▶ **DATA**:

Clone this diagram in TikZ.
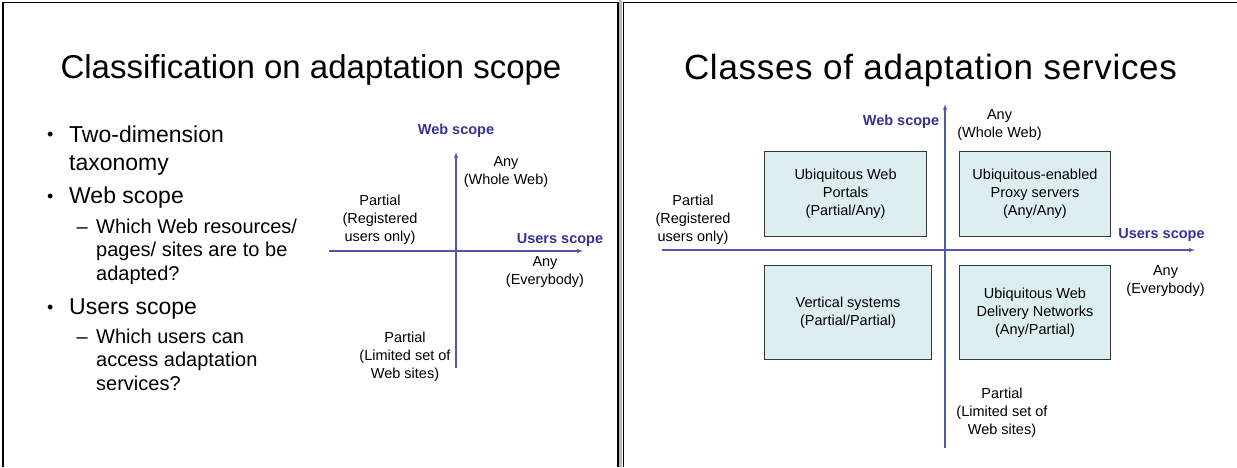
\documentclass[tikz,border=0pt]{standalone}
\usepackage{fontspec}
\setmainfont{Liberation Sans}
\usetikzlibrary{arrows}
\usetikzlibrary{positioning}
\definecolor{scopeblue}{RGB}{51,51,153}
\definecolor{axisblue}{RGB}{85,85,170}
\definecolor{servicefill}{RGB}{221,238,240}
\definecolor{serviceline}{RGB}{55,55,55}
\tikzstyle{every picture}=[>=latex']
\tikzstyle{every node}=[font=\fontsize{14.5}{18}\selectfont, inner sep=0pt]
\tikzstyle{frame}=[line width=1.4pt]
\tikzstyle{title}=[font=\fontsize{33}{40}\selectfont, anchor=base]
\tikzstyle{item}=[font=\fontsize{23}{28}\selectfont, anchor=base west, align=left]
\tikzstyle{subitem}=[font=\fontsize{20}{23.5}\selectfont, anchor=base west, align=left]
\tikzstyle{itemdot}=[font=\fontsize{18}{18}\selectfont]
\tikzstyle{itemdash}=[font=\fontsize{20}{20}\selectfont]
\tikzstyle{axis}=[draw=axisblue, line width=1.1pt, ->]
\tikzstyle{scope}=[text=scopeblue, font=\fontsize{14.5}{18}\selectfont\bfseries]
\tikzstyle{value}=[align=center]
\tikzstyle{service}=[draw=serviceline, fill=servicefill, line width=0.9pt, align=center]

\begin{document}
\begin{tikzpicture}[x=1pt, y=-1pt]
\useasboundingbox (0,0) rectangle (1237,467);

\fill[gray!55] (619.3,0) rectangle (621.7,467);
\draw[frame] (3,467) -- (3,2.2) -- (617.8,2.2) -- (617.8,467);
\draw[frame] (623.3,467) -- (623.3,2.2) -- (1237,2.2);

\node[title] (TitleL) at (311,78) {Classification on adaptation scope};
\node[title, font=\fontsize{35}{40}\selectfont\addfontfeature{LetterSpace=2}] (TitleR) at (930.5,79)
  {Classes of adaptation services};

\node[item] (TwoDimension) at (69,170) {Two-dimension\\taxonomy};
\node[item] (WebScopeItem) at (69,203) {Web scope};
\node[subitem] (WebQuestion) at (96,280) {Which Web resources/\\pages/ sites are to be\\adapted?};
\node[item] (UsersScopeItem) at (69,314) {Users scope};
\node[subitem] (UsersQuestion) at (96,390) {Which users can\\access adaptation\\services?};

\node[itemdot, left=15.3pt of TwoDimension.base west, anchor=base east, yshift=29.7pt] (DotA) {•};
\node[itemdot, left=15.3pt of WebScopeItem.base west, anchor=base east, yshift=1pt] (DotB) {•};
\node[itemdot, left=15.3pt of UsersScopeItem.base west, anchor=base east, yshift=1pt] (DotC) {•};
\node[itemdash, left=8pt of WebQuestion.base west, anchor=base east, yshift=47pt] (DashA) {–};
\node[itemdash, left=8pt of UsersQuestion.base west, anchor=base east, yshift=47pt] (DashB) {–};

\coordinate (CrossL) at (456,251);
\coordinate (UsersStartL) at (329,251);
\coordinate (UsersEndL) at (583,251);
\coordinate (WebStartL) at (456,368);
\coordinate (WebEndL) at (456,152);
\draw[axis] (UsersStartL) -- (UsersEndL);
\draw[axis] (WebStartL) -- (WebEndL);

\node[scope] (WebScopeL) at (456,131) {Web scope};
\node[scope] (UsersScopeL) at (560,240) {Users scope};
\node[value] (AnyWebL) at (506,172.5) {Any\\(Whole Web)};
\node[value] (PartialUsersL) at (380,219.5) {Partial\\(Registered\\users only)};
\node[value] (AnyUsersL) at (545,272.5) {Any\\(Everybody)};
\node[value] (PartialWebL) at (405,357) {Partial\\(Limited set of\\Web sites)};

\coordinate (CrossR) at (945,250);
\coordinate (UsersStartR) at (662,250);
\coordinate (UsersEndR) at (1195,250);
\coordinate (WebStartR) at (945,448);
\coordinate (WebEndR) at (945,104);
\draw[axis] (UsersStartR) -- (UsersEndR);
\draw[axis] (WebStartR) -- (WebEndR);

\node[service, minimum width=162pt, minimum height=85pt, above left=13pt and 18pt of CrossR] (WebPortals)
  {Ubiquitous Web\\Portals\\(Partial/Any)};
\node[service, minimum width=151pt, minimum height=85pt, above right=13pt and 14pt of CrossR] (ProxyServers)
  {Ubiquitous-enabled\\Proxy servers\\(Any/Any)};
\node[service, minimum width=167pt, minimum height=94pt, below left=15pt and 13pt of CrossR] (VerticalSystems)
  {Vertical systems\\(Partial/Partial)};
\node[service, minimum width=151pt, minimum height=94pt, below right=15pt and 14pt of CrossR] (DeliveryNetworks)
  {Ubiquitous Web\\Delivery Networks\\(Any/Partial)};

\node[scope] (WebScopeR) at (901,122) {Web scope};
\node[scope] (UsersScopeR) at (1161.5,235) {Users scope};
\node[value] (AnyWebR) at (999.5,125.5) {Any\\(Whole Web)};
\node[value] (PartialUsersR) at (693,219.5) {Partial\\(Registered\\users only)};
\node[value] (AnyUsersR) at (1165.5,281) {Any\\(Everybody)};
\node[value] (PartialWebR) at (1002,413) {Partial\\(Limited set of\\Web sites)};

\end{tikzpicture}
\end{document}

▶ **WHAT THE TASK ASKS**:
Ignore the images and quote every line of the listing exactly.

▶ **EXERCISE RESULT**:
Clone this diagram in TikZ.
\documentclass[tikz,border=0pt]{standalone}
\usepackage{fontspec}
\setmainfont{Liberation Sans}
\usetikzlibrary{arrows}
\usetikzlibrary{positioning}
\definecolor{scopeblue}{RGB}{51,51,153}
\definecolor{axisblue}{RGB}{85,85,170}
\definecolor{servicefill}{RGB}{221,238,240}
\definecolor{serviceline}{RGB}{55,55,55}
\tikzstyle{every picture}=[>=latex']
\tikzstyle{every node}=[font=\fontsize{14.5}{18}\selectfont, inner sep=0pt]
\tikzstyle{frame}=[line width=1.4pt]
\tikzstyle{title}=[font=\fontsize{33}{40}\selectfont, anchor=base]
\tikzstyle{item}=[font=\fontsize{23}{28}\selectfont, anchor=base west, align=left]
\tikzstyle{subitem}=[font=\fontsize{20}{23.5}\selectfont, anchor=base west, align=left]
\tikzstyle{itemdot}=[font=\fontsize{18}{18}\selectfont]
\tikzstyle{itemdash}=[font=\fontsize{20}{20}\selectfont]
\tikzstyle{axis}=[draw=axisblue, line width=1.1pt, ->]
\tikzstyle{scope}=[text=scopeblue, font=\fontsize{14.5}{18}\selectfont\bfseries]
\tikzstyle{value}=[align=center]
\tikzstyle{service}=[draw=serviceline, fill=servicefill, line width=0.9pt, align=center]

\begin{document}
\begin{tikzpicture}[x=1pt, y=-1pt]
\useasboundingbox (0,0) rectangle (1237,467);

\fill[gray!55] (619.3,0) rectangle (621.7,467);
\draw[frame] (3,467) -- (3,2.2) -- (617.8,2.2) -- (617.8,467);
\draw[frame] (623.3,467) -- (623.3,2.2) -- (1237,2.2);

\node[title] (TitleL) at (311,78) {Classification on adaptation scope};
\node[title, font=\fontsize{35}{40}\selectfont\addfontfeature{LetterSpace=2}] (TitleR) at (930.5,79)
  {Classes of adaptation services};

\node[item] (TwoDimension) at (69,170) {Two-dimension\\taxonomy};
\node[item] (WebScopeItem) at (69,203) {Web scope};
\node[subitem] (WebQuestion) at (96,280) {Which Web resources/\\pages/ sites are to be\\adapted?};
\node[item] (UsersScopeItem) at (69,314) {Users scope};
\node[subitem] (UsersQuestion) at (96,390) {Which users can\\access adaptation\\services?};

\node[itemdot, left=15.3pt of TwoDimension.base west, anchor=base east, yshift=29.7pt] (DotA) {•};
\node[itemdot, left=15.3pt of WebScopeItem.base west, anchor=base east, yshift=1pt] (DotB) {•};
\node[itemdot, left=15.3pt of UsersScopeItem.base west, anchor=base east, yshift=1pt] (DotC) {•};
\node[itemdash, left=8pt of WebQuestion.base west, anchor=base east, yshift=47pt] (DashA) {–};
\node[itemdash, left=8pt of UsersQuestion.base west, anchor=base east, yshift=47pt] (DashB) {–};

\coordinate (CrossL) at (456,251);
\coordinate (UsersStartL) at (329,251);
\coordinate (UsersEndL) at (583,251);
\coordinate (WebStartL) at (456,368);
\coordinate (WebEndL) at (456,152);
\draw[axis] (UsersStartL) -- (UsersEndL);
\draw[axis] (WebStartL) -- (WebEndL);

\node[scope] (WebScopeL) at (456,131) {Web scope};
\node[scope] (UsersScopeL) at (560,240) {Users scope};
\node[value] (AnyWebL) at (506,172.5) {Any\\(Whole Web)};
\node[value] (PartialUsersL) at (380,219.5) {Partial\\(Registered\\users only)};
\node[value] (AnyUsersL) at (545,272.5) {Any\\(Everybody)};
\node[value] (PartialWebL) at (405,357) {Partial\\(Limited set of\\Web sites)};

\coordinate (CrossR) at (945,250);
\coordinate (UsersStartR) at (662,250);
\coordinate (UsersEndR) at (1195,250);
\coordinate (WebStartR) at (945,448);
\coordinate (WebEndR) at (945,104);
\draw[axis] (UsersStartR) -- (UsersEndR);
\draw[axis] (WebStartR) -- (WebEndR);

\node[service, minimum width=162pt, minimum height=85pt, above left=13pt and 18pt of CrossR] (WebPortals)
  {Ubiquitous Web\\Portals\\(Partial/Any)};
\node[service, minimum width=151pt, minimum height=85pt, above right=13pt and 14pt of CrossR] (ProxyServers)
  {Ubiquitous-enabled\\Proxy servers\\(Any/Any)};
\node[service, minimum width=167pt, minimum height=94pt, below left=15pt and 13pt of CrossR] (VerticalSystems)
  {Vertical systems\\(Partial/Partial)};
\node[service, minimum width=151pt, minimum height=94pt, below right=15pt and 14pt of CrossR] (DeliveryNetworks)
  {Ubiquitous Web\\Delivery Networks\\(Any/Partial)};

\node[scope] (WebScopeR) at (901,122) {Web scope};
\node[scope] (UsersScopeR) at (1161.5,235) {Users scope};
\node[value] (AnyWebR) at (999.5,125.5) {Any\\(Whole Web)};
\node[value] (PartialUsersR) at (693,219.5) {Partial\\(Registered\\users only)};
\node[value] (AnyUsersR) at (1165.5,281) {Any\\(Everybody)};
\node[value] (PartialWebR) at (1002,413) {Partial\\(Limited set of\\Web sites)};

\end{tikzpicture}
\end{document}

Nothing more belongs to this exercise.